I’ve been reading and listening to the discussions about Transliteracy, and last week went to a one-day conference on the topic. And I’ve come to a conclusion. “Transliteracy” is what people who’ve been doing Bibliographic Instruction and calling it Information Literacy have started calling Information Literacy now that they’re finally on board with Information Literacy’s goals.
Generalization? Admittedly. But try as I might, I can’t see how aiming for transferable skills is any different from what we’ve been doing for years.
Here’s how I see it. Years ago, library instruction was called “Bibliographic Instruction.” Typically, when people think of Bibliographic Instruction, they think of librarians teaching students “here is how you use an index, and here are the 4 best indexes for your topic, and here is the library catalog and here are the important parts of the library catalog.” Typically, people think of it as being very much about teaching the few, finite ways to find sources.
Then about 20 years ago a bunch of us said “enough of this, let’s do Information Literacy, which is about teaching students how to recognize that they need information, find it, evaluate it, and use it well. And we want them to grapple with the politics of information production and publication, and we want them to be able to apply these skills to all kinds of tasks. We want them learn to be life-long learners!” Now, some people were more on board with this than others, so some people or institutions have really continued to do something much closer to Bibliographic Instruction while adopting the name Information Literacy. Meanwhile, other people have almost entirely dispensed with teaching specific databases and catalogs in favor of teaching concepts and processes. And, of course, there’s everything in between.
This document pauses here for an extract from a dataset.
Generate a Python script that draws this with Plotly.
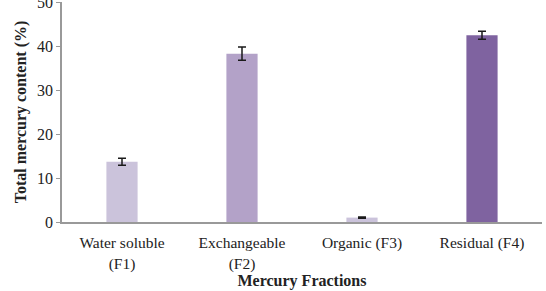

Then last year or the year before, some people coined the term Transliteracy, which focuses on transferable skills and (they say) does this rather than teaching tools. I contend, however, that Information Literacy was never primarily about teaching the tools and always about transferable skills. Telling me that I should stop doing that stuffy old Information Literacy, with its emphasis on where exactly to click in which databases, tells me that you never really understood Information Literacy in the first place. It’s not called Database Literacy for a reason, you know.